#### [Source excerpt]
+ + + + + + +

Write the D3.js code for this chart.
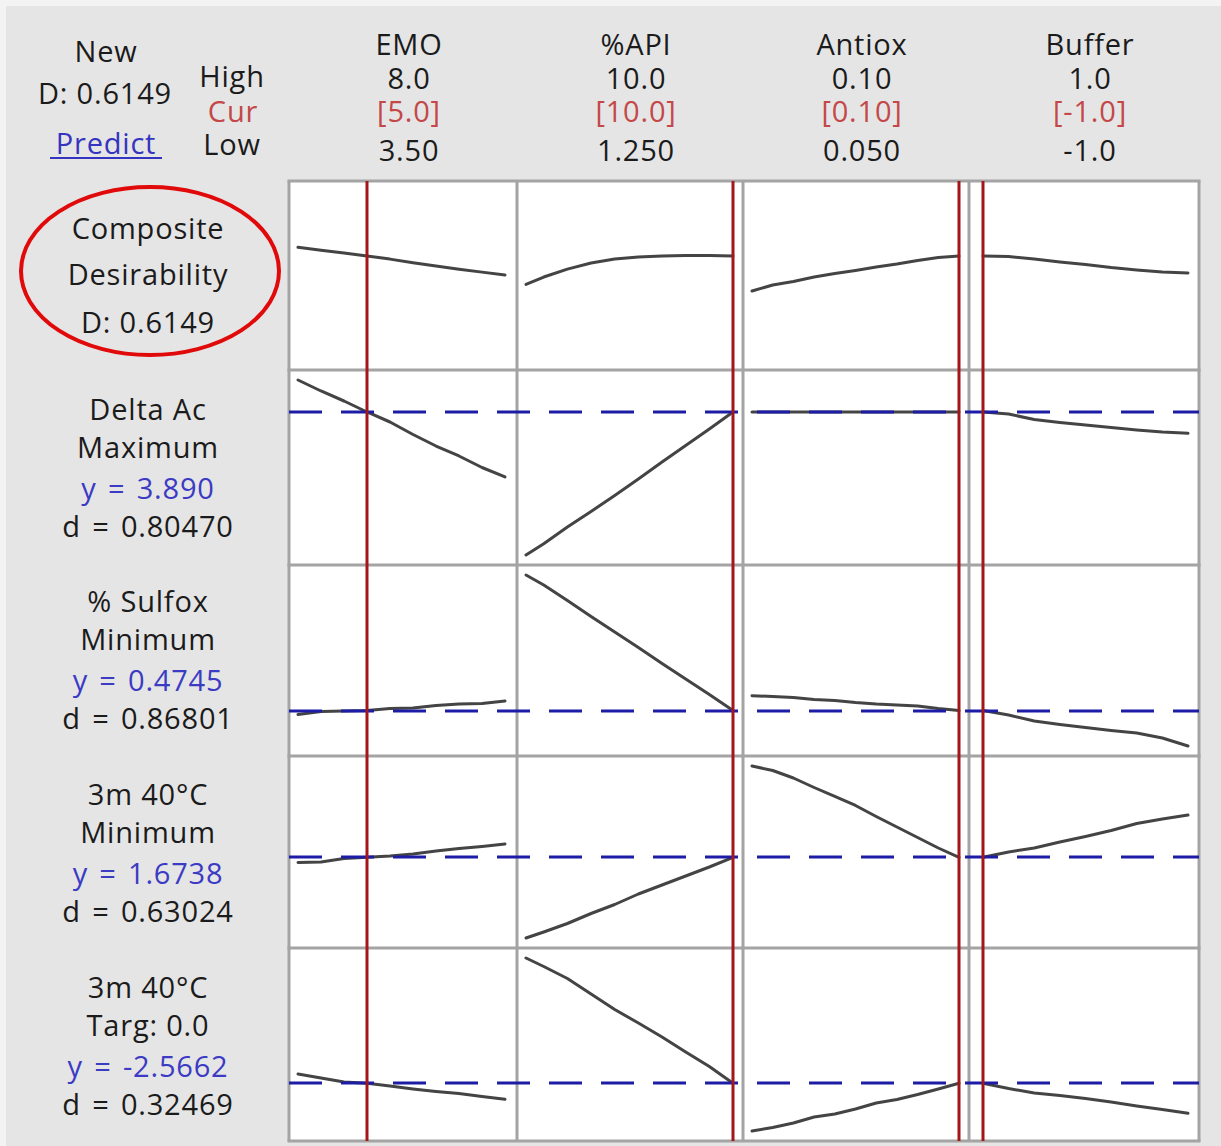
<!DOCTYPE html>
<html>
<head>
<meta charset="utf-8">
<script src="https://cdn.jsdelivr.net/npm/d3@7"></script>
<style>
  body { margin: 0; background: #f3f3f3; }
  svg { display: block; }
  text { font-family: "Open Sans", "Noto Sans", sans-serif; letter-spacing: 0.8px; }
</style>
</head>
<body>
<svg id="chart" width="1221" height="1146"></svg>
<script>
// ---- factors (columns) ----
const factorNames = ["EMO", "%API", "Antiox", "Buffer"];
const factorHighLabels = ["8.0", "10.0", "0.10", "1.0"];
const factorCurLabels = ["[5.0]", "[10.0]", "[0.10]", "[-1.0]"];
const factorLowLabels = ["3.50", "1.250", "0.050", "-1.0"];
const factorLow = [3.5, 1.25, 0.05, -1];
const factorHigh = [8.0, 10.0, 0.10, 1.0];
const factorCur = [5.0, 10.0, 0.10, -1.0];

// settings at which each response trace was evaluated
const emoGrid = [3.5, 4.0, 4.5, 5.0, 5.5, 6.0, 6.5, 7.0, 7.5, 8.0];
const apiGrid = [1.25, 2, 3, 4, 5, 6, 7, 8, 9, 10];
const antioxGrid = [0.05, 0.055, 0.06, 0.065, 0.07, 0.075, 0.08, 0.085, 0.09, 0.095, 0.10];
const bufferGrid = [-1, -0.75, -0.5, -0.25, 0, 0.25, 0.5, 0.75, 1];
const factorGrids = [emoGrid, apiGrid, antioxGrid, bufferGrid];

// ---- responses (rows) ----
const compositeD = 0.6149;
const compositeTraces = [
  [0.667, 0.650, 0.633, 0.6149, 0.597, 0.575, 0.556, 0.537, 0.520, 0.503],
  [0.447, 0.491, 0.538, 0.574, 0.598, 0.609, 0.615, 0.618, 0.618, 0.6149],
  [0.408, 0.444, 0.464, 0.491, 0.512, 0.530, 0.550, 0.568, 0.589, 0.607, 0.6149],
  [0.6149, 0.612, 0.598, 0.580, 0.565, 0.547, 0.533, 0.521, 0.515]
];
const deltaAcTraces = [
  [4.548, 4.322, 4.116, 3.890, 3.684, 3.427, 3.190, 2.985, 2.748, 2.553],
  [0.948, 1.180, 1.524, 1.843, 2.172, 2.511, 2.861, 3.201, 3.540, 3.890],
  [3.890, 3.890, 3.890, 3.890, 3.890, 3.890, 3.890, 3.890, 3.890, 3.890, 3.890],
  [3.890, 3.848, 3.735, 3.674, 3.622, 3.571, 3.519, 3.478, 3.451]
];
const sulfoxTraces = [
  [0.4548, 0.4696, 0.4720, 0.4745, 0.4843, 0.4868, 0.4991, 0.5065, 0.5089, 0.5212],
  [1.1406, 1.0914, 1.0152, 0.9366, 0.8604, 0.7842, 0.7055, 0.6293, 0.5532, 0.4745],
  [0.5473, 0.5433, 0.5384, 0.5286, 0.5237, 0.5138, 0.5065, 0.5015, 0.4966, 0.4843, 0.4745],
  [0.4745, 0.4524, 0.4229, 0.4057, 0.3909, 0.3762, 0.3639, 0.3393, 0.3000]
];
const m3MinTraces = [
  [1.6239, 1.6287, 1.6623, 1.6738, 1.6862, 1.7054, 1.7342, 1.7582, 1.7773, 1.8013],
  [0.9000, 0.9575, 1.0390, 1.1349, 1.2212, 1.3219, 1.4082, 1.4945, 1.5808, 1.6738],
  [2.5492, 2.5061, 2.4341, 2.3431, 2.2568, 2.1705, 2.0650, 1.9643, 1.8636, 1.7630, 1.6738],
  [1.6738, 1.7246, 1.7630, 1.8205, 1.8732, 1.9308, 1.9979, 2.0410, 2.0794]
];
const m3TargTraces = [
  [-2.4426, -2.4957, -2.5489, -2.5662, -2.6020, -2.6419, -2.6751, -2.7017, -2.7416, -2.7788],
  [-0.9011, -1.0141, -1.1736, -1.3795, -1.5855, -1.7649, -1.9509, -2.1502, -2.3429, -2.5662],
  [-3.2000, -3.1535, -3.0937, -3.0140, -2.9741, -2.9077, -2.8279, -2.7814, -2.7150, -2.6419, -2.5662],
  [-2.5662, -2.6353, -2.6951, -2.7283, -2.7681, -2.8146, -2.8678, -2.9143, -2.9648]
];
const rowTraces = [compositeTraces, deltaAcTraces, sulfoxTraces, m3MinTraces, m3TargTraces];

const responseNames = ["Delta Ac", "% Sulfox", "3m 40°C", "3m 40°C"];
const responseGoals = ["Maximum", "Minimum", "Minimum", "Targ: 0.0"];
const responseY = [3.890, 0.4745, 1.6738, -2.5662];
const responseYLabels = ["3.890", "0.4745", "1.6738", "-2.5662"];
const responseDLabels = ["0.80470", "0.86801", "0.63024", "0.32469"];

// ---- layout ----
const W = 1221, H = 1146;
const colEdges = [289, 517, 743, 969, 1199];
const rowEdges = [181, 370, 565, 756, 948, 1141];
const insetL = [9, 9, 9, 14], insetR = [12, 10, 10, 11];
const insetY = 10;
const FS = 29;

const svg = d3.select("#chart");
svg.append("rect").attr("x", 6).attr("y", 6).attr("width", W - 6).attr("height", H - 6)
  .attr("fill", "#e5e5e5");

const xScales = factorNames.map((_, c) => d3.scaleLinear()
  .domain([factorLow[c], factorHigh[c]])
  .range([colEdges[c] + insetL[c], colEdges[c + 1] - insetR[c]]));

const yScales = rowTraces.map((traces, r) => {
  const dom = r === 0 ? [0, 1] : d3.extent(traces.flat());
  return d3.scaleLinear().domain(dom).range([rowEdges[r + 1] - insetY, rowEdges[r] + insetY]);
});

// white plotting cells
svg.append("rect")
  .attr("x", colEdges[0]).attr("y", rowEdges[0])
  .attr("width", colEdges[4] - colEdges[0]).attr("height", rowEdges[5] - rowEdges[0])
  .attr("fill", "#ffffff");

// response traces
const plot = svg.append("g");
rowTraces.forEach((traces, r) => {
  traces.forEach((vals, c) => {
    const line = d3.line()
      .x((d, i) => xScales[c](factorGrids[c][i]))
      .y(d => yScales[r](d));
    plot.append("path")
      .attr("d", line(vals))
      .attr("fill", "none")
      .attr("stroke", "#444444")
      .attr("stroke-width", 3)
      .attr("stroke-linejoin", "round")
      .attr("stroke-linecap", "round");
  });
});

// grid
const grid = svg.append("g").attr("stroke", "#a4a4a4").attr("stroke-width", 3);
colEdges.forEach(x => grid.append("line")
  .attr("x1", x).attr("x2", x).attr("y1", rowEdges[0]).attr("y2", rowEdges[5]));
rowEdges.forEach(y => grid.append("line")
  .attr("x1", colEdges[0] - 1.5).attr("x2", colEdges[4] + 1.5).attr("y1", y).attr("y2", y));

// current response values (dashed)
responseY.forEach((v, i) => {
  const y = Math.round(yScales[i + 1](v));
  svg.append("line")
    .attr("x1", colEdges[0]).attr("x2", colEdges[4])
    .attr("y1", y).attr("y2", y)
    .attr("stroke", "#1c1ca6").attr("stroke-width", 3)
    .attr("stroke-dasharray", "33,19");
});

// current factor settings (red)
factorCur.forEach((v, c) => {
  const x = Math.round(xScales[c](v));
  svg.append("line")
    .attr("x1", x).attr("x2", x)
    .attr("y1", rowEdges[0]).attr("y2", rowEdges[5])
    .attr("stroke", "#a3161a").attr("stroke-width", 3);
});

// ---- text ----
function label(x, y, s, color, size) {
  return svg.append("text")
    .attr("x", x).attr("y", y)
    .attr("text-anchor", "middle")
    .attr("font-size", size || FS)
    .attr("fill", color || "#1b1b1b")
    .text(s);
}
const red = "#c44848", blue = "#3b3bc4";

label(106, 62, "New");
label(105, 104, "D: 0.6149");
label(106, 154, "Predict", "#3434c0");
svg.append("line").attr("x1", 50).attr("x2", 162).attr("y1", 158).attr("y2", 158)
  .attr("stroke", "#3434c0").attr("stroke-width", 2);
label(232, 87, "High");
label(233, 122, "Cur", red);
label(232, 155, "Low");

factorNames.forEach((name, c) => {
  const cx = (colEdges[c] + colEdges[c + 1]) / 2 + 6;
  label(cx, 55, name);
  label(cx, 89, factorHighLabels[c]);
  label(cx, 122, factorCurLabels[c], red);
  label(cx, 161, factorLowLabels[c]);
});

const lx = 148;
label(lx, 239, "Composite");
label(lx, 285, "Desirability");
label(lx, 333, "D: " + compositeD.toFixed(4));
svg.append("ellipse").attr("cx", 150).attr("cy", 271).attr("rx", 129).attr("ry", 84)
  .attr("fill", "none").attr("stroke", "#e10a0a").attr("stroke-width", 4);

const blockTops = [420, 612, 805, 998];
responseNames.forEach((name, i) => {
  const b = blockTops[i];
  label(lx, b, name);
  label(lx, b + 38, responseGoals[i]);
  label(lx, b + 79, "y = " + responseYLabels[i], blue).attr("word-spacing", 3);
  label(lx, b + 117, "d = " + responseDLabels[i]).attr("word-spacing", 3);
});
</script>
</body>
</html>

+ + + + + + +

Every line from the top of the material above through the line with "const factorCur = [5.0, 10.0, 0.10, -1.0];" should be duplicated exactly, please; leave out the pictures.

#### [Solution for this exercise]
Write the D3.js code for this chart.
<!DOCTYPE html>
<html>
<head>
<meta charset="utf-8">
<script src="https://cdn.jsdelivr.net/npm/d3@7"></script>
<style>
  body { margin: 0; background: #f3f3f3; }
  svg { display: block; }
  text { font-family: "Open Sans", "Noto Sans", sans-serif; letter-spacing: 0.8px; }
</style>
</head>
<body>
<svg id="chart" width="1221" height="1146"></svg>
<script>
// ---- factors (columns) ----
const factorNames = ["EMO", "%API", "Antiox", "Buffer"];
const factorHighLabels = ["8.0", "10.0", "0.10", "1.0"];
const factorCurLabels = ["[5.0]", "[10.0]", "[0.10]", "[-1.0]"];
const factorLowLabels = ["3.50", "1.250", "0.050", "-1.0"];
const factorLow = [3.5, 1.25, 0.05, -1];
const factorHigh = [8.0, 10.0, 0.10, 1.0];
const factorCur = [5.0, 10.0, 0.10, -1.0];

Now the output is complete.